What about the workers?
For most gig workers, the prospect of benefits, PTO and workers compensation are worth being celebrated. However, there are many others that joined the gig economy purely for the flexibility it offers, which is now being threatened by Assembly Bill 5. The ability to set one’s hours and adjust their schedules from day-to-day or week-to-week is one of the main reasons 35% of the U.S. workforce has sought out gig work.
In the restaurant delivery space specifically, drivers have boundless flexibility, and are able to pick up and deliver orders wherever and whenever is most convenient for them. This flexibility drivers for third-party platforms are able to enjoy is also the reason why restaurant delivery has grown so popular over the years – with the help of these drivers, consumers’ favorite food is available at their beck and call. AB 5 threatens this flexibility for drivers and ultimately, the future of restaurant delivery.
Freelance journalism is yet another industry being impacted by the bill, which initially included a provision barring freelancers from submitting more than 35 submissions to a single publication. Assembly Woman Gonzalez has recently agreed to make changes to Assembly Bill 5 that specifically accommodate the needs freelance writers, while still providing protections against misclassification. While the effort should be applauded, the gripe amongst the freelance journalism community is undeniably justified, and shows that waters of misclassification are murky and can’t be addressed by a blanket regulation.

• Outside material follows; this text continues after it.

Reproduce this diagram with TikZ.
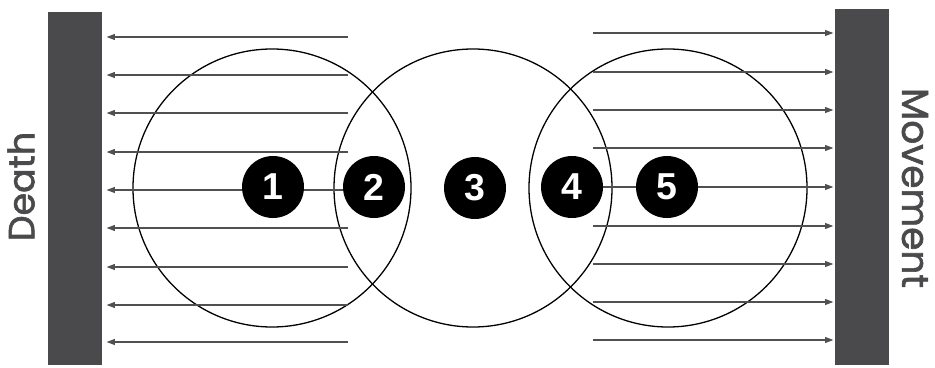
\documentclass[tikz,border=0pt]{standalone}
\usepackage{fontspec}
\setmainfont{Poppins}
\newfontfamily\sidefont{Poppins}[FakeBold=1.6]
\newfontfamily\digitfont{Liberation Sans}
\usetikzlibrary{arrows.meta}
\definecolor{wallgray}{RGB}{74,74,76}
\definecolor{linegray}{RGB}{80,80,80}
\begin{document}
\begin{tikzpicture}[x=0.03cm,y=-0.03cm]
		\tikzstyle{wall}=[fill=wallgray, draw=none, shape=rectangle, inner sep=0pt, minimum width=1.6cm];
		\tikzstyle{ring}=[draw=black, line width=1.1pt, shape=circle, inner sep=0pt, minimum size=8.34cm];
		\tikzstyle{num}=[fill=black, shape=circle, inner sep=0pt, minimum size=1.86cm, text=white, font=\digitfont\fontsize{32}{32}\selectfont\bfseries];
		\tikzstyle{flow}=[draw=linegray, line width=1pt, -{Triangle[length=7pt,width=5pt]}];
		\useasboundingbox (0,0) rectangle (935,367);

		\node[wall, minimum height=10.59cm] (death) at (75,188.5) {};
		\node[wall, minimum height=10.68cm] (movement) at (862,187) {};
		\node[rotate=90, text=wallgray, font=\sidefont\fontsize{31}{31}\selectfont] (deathlabel) at (21,186.5) {Death};
		\node[rotate=-90, text=wallgray, font=\sidefont\fontsize{32}{32}\selectfont] (movementlabel) at (915,188) {Movement};

		\node[ring] (left) at (272,188) {};
		\node[ring] (middle) at (473,188) {};
		\node[ring] (right) at (668,188) {};

		\foreach \y [count=\i] in {37,75,113,152,190,228,267,305,342}
		{
			\coordinate (ls\i) at (348,\y);
			\draw[flow, shorten >=4pt] (ls\i) to (ls\i -| death.east);
		}
		\foreach \y [count=\i] in {33,72,110,148,187,226,264,302,340}
		{
			\coordinate (rs\i) at (593,\y);
			\draw[flow, shorten >=1.5pt] (rs\i) to (rs\i -| movement.west);
		}

		\node[num] (n1) at (273,187) {1};
		\node[num] (n2) at (374,187) {2};
		\node[num] (n3) at (475,188) {3};
		\node[num] (n4) at (572,187) {4};
		\node[num] (n5) at (667,187) {5};
\end{tikzpicture}
\end{document}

With AB 5 still in its infancy stage, there will continue to be uncertainty, lawsuits and countless revisions, leaving the future of the gig economy, and industries like food delivery and ridesharing, still up in the air. What is certain however is that those gig economy giants who have profited immensely off the backs of independent contractors are under a microscope and moving forward, will need to place a greater focus on the workers that power their businesses.